Photons in Media: A Second-Quantization Scheme Based on a Dirac-like Equation

Abstract

We develop a second-quantization framework for photons based on the optical Dirac equation of source-free Maxwell theory in generic media. In this formulation, the electromagnetic field is recast as a four-component spinor-like wave function that admits both positive-energy and negative-energy solutions, which are naturally interpreted as photon and antiphoton states. By expanding the field in terms of single-photon eigenmodes, we construct a consistent quantization scheme in which the photon field operators obey bosonic commutation relations, in close analogy with the Dirac quantization of electrons. In structured media, the optical Dirac equation acquires effective mass and coupling terms induced by the dielectric tensor, analogous to an electronic Dirac-type structure. This allows photon propagation in media to be interpreted in terms of boosted spinor states and provides a unified description of vacuum and medium-modified dispersion relations.

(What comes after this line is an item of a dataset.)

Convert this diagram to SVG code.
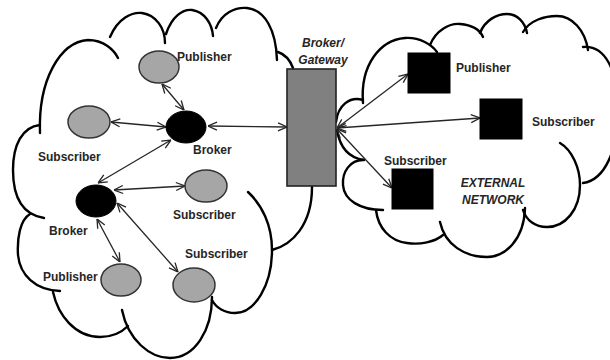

The framework further reveals a natural quantum-mechanical origin of transverse spin in structured electromagnetic fields, including evanescent waves, where spin components perpendicular to the propagation direction emerge from the underlying helicity structure. In the context of optical Dirac theory, this work presents a quantum field-theoretic description of photons in both vacuum and media, offering a new perspective on photon quantization, spin-orbit interaction, and light-matter coupling in structured optical systems.